I was seeing the exact same thing and was driving me crazy.

ServicesDHCPv6 Server & RALANDHCPv6 Server

Disabled the above - the issue went away instantly like magic

Flole

@aharrison What NIC are you using? I think I have found the issue.

aharrison

It's the Netgate RCC-VE 2440 System

Flole

Well I guess someone has to look into this now.... Most likely it's some kind of driver issue.... Are you using LACP?

Flole

Also it would be interesting to know if you've touched the tunables. I'm trying to figure out what all these 3 machines have in common, obviously it's not the NIC that caused the issue here.

aharrison

sorry for the delay. LACP is not in use - its a rather simple one WAN, two LAN out configuration with a couple VLANs in play. Minimal changes have been made to the defaults.

tcsac

@Flole - my fix was to disable radvd per aharrison's suggestion (apologize just seeing this now, it never notified me). I am also doing LACP from chelsio NICs to a pair of cisco nexus switches. Still have LACP enabled, but disabled RADVD and the lag spikes are gone. I stumbled upon this again because when I upgraded to 2.4.4 it re-enabled radvd again and I couldn't recall what I had done the last time.

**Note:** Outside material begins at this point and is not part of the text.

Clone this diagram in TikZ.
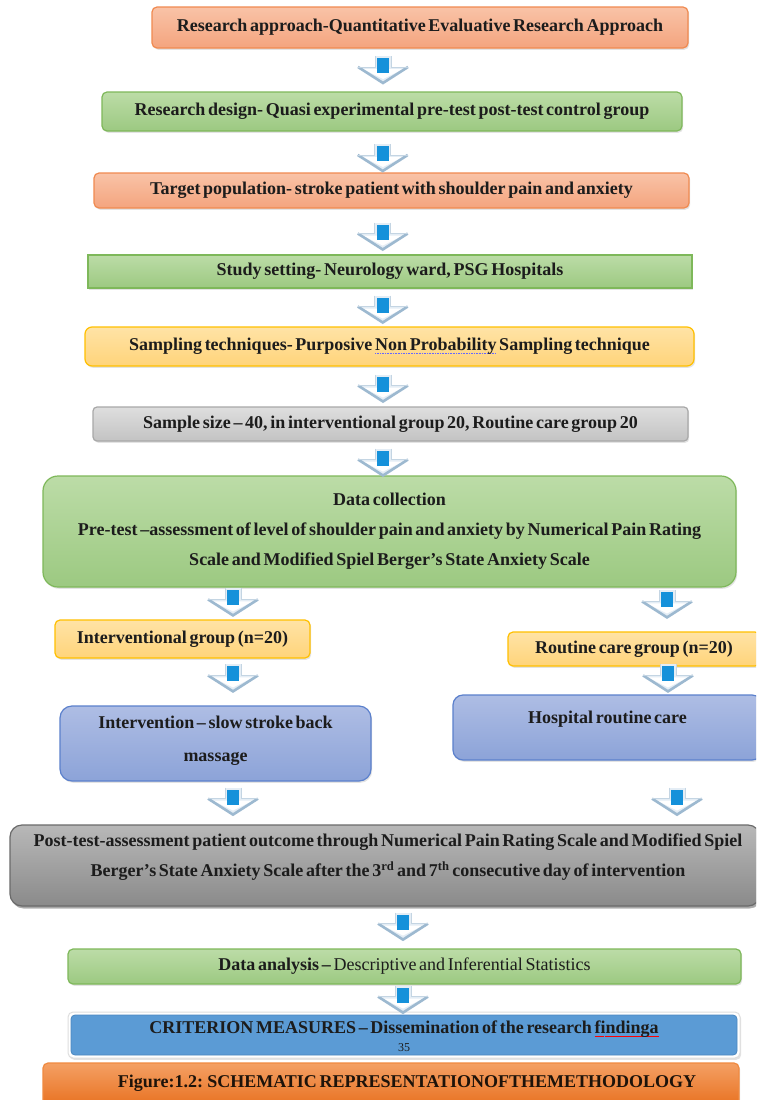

**I should note that disabling radvd isn't a fix as it means no dhcpv6 on the LAN which isn't really ideal. This is definitely a bug in radvd 2.17 and it's unfortunate it hasn't been addressed. It's not the CPU or hyperthreading or anything related to the NICs - it's 100% caused by radvd, you can see the process spike (even with priority set to low) and a corresponding lag spike goes with it. Disable radvd and the spikes disappear.

tcsac

@aharrison @Flole @chpalmer

I believe I have a fix - I've been running this for about 20 minutes with no lag spikes. I won't call it ideal, or even great, but it proves without a doubt that the issue is with the 2.x builds of radvd and not a network card, or vlan or lacp or insert whatever excuse issue, it's radvd.

I installed an older 1.x binary I was able to find on the freebsd packages mirror to replace the 2.17 binary. It seems to work perfectly fine (it's advertising as expected) and no more lag issues. Steps below (1.15 was the newest version I could find):

First stop radvd (disable advertisements from the GUI)
next you need to ssh into the system and go to the console
cd /usr/local/sbin
mv radvd radvd.bak
mv radvdump radvdump.bak
cd /tmp
fetch http://pkg.freebsd.org/FreeBSD:10:amd64/release_3/All/radvd-1.15.txz
tar xf radvd-1.15.txz
cd /tmp/usr/local/sbin
cp radvd* /usr/local/sbin/

restart radvd from the GUI and you should be good to go.

Hopefully someone at netgate will address this more formally. As far as I can tell at this point it breaks nothing. If you do run into issues you should have no problem backing out, just delete the radvd and move radvd.bak to radvd.